WORK TO BE COMPLETED:
No images are to be carried over; print all other material exactly as it stands.

>> Begin RECORDED INFORMATION

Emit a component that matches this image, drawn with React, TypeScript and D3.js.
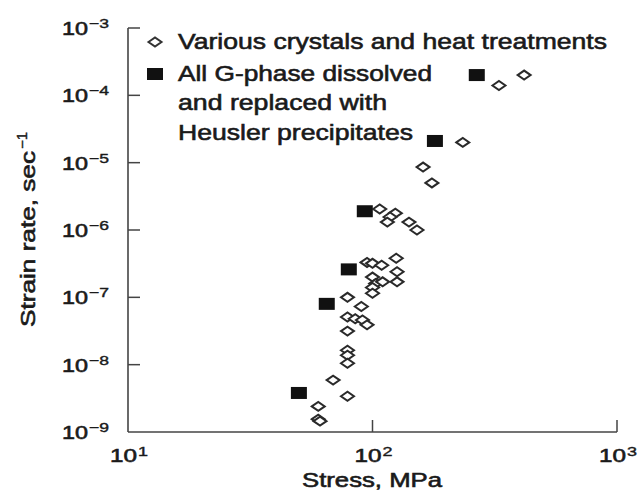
import React from "react";
import * as d3 from "d3";

// Various crystals and heat treatments (open diamonds)
const variousStress = [417, 329, 234, 161, 175, 107, 124, 118, 115, 141, 152, 95, 100, 109, 125, 126, 126, 100, 103, 100, 100, 110, 79, 90, 79, 85, 91, 95, 79, 79, 79, 79, 69, 79, 60, 60, 61];
const variousRate = [2.0e-4, 1.4e-4, 2.0e-5, 8.6e-6, 5.0e-6, 2.05e-6, 1.78e-6, 1.56e-6, 1.31e-6, 1.31e-6, 1.0e-6, 3.3e-7, 3.2e-7, 3.0e-7, 3.8e-7, 2.4e-7, 1.7e-7, 2.0e-7, 1.6e-7, 1.4e-7, 1.15e-7, 1.7e-7, 1.0e-7, 7.3e-8, 5.1e-8, 4.8e-8, 4.6e-8, 3.9e-8, 3.15e-8, 1.64e-8, 1.38e-8, 1.05e-8, 5.9e-9, 3.4e-9, 2.4e-9, 1.55e-9, 1.45e-9];

// All G-phase dissolved and replaced with Heusler precipitates (filled squares)
const heuslerStress = [267, 180, 93, 80, 65, 50];
const heuslerRate = [2.0e-4, 2.1e-5, 1.9e-6, 2.6e-7, 8.0e-8, 3.8e-9];

const xTicks = [10, 100, 1000];
const xTickExp = ["1", "2", "3"];
const yTicks = [1e-3, 1e-4, 1e-5, 1e-6, 1e-7, 1e-8, 1e-9];
const yTickExp = ["\u22123", "\u22124", "\u22125", "\u22126", "\u22127", "\u22128", "\u22129"];

const legendLines = [
  "Various crystals and heat treatments",
  "All G-phase dissolved",
  "and replaced with",
  "Heusler precipitates",
];
const legendWidths = [429, 254, 209, 235];

const W = 641;
const H = 497;
const FONT = "'Liberation Sans', Arial, Helvetica, sans-serif";
const INK = "#1a1a1a";

export default function App() {
  const x = d3.scaleLog().domain([10, 1000]).range([128, 617]);
  const y = d3.scaleLog().domain([1e-9, 1e-3]).range([432, 28]);

  const diamond = (cx: number, cy: number) => {
    const w = 6.5, h = 4.5;
    return `M${cx - w},${cy}L${cx},${cy - h}L${cx + w},${cy}L${cx},${cy + h}Z`;
  };

  const legendBase = [49, 81, 110, 140];
  const ts = { fill: INK, stroke: INK, strokeWidth: 0.6 };

  return (
    <svg width={W} height={H} style={{ position: "absolute", left: 0, top: 0, background: "#fff" }} fontFamily={FONT}>
      <rect x={0} y={0} width={W} height={H} fill="#fff" />
      {/* axes */}
      <line x1={x(10)} y1={y(1e-3)} x2={x(10)} y2={y(1e-9)} stroke="#444" strokeWidth={1.6} />
      <line x1={x(10)} y1={y(1e-9)} x2={x(1000)} y2={y(1e-9)} stroke="#444" strokeWidth={1.6} />
      {yTicks.slice(0, 6).map((t, i) => (
        <line key={"yt" + i} x1={x(10)} x2={x(10) + 12} y1={y(t)} y2={y(t)} stroke="#444" strokeWidth={1.5} />
      ))}
      {xTicks.slice(1).map((t, i) => (
        <line key={"xt" + i} x1={x(t)} x2={x(t)} y1={y(1e-9)} y2={y(1e-9) - 12} stroke="#444" strokeWidth={1.5} />
      ))}
      {/* y tick labels */}
      {yTicks.map((t, i) => (
        <g key={"yl" + i}>
          <text x={88} y={y(t) + 7} textAnchor="end" fontSize={18} {...ts} textLength={26} lengthAdjust="spacingAndGlyphs">10</text>
          <text x={89} y={y(t)} fontSize={13} {...ts} strokeWidth={0.4} textLength={20} lengthAdjust="spacingAndGlyphs">{yTickExp[i]}</text>
        </g>
      ))}
      {/* x tick labels */}
      {xTicks.map((t, i) => (
        <g key={"xl" + i}>
          <text x={x(t) - 18} y={462} fontSize={18} {...ts} textLength={27} lengthAdjust="spacingAndGlyphs">10</text>
          <text x={x(t) + 10} y={456} fontSize={13} {...ts} strokeWidth={0.4} textLength={10} lengthAdjust="spacingAndGlyphs">{xTickExp[i]}</text>
        </g>
      ))}
      {/* axis titles */}
      <text x={302} y={487} fontSize={20} {...ts} textLength={140} lengthAdjust="spacingAndGlyphs">Stress, MPa</text>
      <g transform="translate(35,327) rotate(-90)">
        <text x={0} y={0} fontSize={20} {...ts} textLength={176} lengthAdjust="spacingAndGlyphs">Strain rate, sec</text>
        <text x={178} y={-8} fontSize={14} {...ts} strokeWidth={0.4} textLength={17} lengthAdjust="spacingAndGlyphs">{"\u22121"}</text>
      </g>
      {/* legend */}
      <path d={diamond(155, 42)} fill="#fff" stroke="#333" strokeWidth={2} />
      <rect x={147} y={68} width={16} height={12} fill="#111" />
      {legendLines.map((l, i) => (
        <text key={"lg" + i} x={178} y={legendBase[i]} fontSize={22} {...ts} textLength={legendWidths[i]} lengthAdjust="spacingAndGlyphs">{l}</text>
      ))}
      {/* data */}
      {variousStress.map((s, i) => (
        <path key={"d" + i} d={diamond(x(s), y(variousRate[i]))} fill="#fff" stroke="#2a2a2a" strokeWidth={2} />
      ))}
      {heuslerStress.map((s, i) => (
        <rect key={"s" + i} x={x(s) - 8} y={y(heuslerRate[i]) - 6} width={16} height={12} fill="#111" />
      ))}
    </svg>
  );
}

>> End RECORDED INFORMATION

EXERCISE RESULT:
Emit a component that matches this image, drawn with React, TypeScript and D3.js.
import React from "react";
import * as d3 from "d3";

// Various crystals and heat treatments (open diamonds)
const variousStress = [417, 329, 234, 161, 175, 107, 124, 118, 115, 141, 152, 95, 100, 109, 125, 126, 126, 100, 103, 100, 100, 110, 79, 90, 79, 85, 91, 95, 79, 79, 79, 79, 69, 79, 60, 60, 61];
const variousRate = [2.0e-4, 1.4e-4, 2.0e-5, 8.6e-6, 5.0e-6, 2.05e-6, 1.78e-6, 1.56e-6, 1.31e-6, 1.31e-6, 1.0e-6, 3.3e-7, 3.2e-7, 3.0e-7, 3.8e-7, 2.4e-7, 1.7e-7, 2.0e-7, 1.6e-7, 1.4e-7, 1.15e-7, 1.7e-7, 1.0e-7, 7.3e-8, 5.1e-8, 4.8e-8, 4.6e-8, 3.9e-8, 3.15e-8, 1.64e-8, 1.38e-8, 1.05e-8, 5.9e-9, 3.4e-9, 2.4e-9, 1.55e-9, 1.45e-9];

// All G-phase dissolved and replaced with Heusler precipitates (filled squares)
const heuslerStress = [267, 180, 93, 80, 65, 50];
const heuslerRate = [2.0e-4, 2.1e-5, 1.9e-6, 2.6e-7, 8.0e-8, 3.8e-9];

const xTicks = [10, 100, 1000];
const xTickExp = ["1", "2", "3"];
const yTicks = [1e-3, 1e-4, 1e-5, 1e-6, 1e-7, 1e-8, 1e-9];
const yTickExp = ["\u22123", "\u22124", "\u22125", "\u22126", "\u22127", "\u22128", "\u22129"];

const legendLines = [
  "Various crystals and heat treatments",
  "All G-phase dissolved",
  "and replaced with",
  "Heusler precipitates",
];
const legendWidths = [429, 254, 209, 235];

const W = 641;
const H = 497;
const FONT = "'Liberation Sans', Arial, Helvetica, sans-serif";
const INK = "#1a1a1a";

export default function App() {
  const x = d3.scaleLog().domain([10, 1000]).range([128, 617]);
  const y = d3.scaleLog().domain([1e-9, 1e-3]).range([432, 28]);

  const diamond = (cx: number, cy: number) => {
    const w = 6.5, h = 4.5;
    return `M${cx - w},${cy}L${cx},${cy - h}L${cx + w},${cy}L${cx},${cy + h}Z`;
  };

  const legendBase = [49, 81, 110, 140];
  const ts = { fill: INK, stroke: INK, strokeWidth: 0.6 };

  return (
    <svg width={W} height={H} style={{ position: "absolute", left: 0, top: 0, background: "#fff" }} fontFamily={FONT}>
      <rect x={0} y={0} width={W} height={H} fill="#fff" />
      {/* axes */}
      <line x1={x(10)} y1={y(1e-3)} x2={x(10)} y2={y(1e-9)} stroke="#444" strokeWidth={1.6} />
      <line x1={x(10)} y1={y(1e-9)} x2={x(1000)} y2={y(1e-9)} stroke="#444" strokeWidth={1.6} />
      {yTicks.slice(0, 6).map((t, i) => (
        <line key={"yt" + i} x1={x(10)} x2={x(10) + 12} y1={y(t)} y2={y(t)} stroke="#444" strokeWidth={1.5} />
      ))}
      {xTicks.slice(1).map((t, i) => (
        <line key={"xt" + i} x1={x(t)} x2={x(t)} y1={y(1e-9)} y2={y(1e-9) - 12} stroke="#444" strokeWidth={1.5} />
      ))}
      {/* y tick labels */}
      {yTicks.map((t, i) => (
        <g key={"yl" + i}>
          <text x={88} y={y(t) + 7} textAnchor="end" fontSize={18} {...ts} textLength={26} lengthAdjust="spacingAndGlyphs">10</text>
          <text x={89} y={y(t)} fontSize={13} {...ts} strokeWidth={0.4} textLength={20} lengthAdjust="spacingAndGlyphs">{yTickExp[i]}</text>
        </g>
      ))}
      {/* x tick labels */}
      {xTicks.map((t, i) => (
        <g key={"xl" + i}>
          <text x={x(t) - 18} y={462} fontSize={18} {...ts} textLength={27} lengthAdjust="spacingAndGlyphs">10</text>
          <text x={x(t) + 10} y={456} fontSize={13} {...ts} strokeWidth={0.4} textLength={10} lengthAdjust="spacingAndGlyphs">{xTickExp[i]}</text>
        </g>
      ))}
      {/* axis titles */}
      <text x={302} y={487} fontSize={20} {...ts} textLength={140} lengthAdjust="spacingAndGlyphs">Stress, MPa</text>
      <g transform="translate(35,327) rotate(-90)">
        <text x={0} y={0} fontSize={20} {...ts} textLength={176} lengthAdjust="spacingAndGlyphs">Strain rate, sec</text>
        <text x={178} y={-8} fontSize={14} {...ts} strokeWidth={0.4} textLength={17} lengthAdjust="spacingAndGlyphs">{"\u22121"}</text>
      </g>
      {/* legend */}
      <path d={diamond(155, 42)} fill="#fff" stroke="#333" strokeWidth={2} />
      <rect x={147} y={68} width={16} height={12} fill="#111" />
      {legendLines.map((l, i) => (
        <text key={"lg" + i} x={178} y={legendBase[i]} fontSize={22} {...ts} textLength={legendWidths[i]} lengthAdjust="spacingAndGlyphs">{l}</text>
      ))}
      {/* data */}
      {variousStress.map((s, i) => (
        <path key={"d" + i} d={diamond(x(s), y(variousRate[i]))} fill="#fff" stroke="#2a2a2a" strokeWidth={2} />
      ))}
      {heuslerStress.map((s, i) => (
        <rect key={"s" + i} x={x(s) - 8} y={y(heuslerRate[i]) - 6} width={16} height={12} fill="#111" />
      ))}
    </svg>
  );
}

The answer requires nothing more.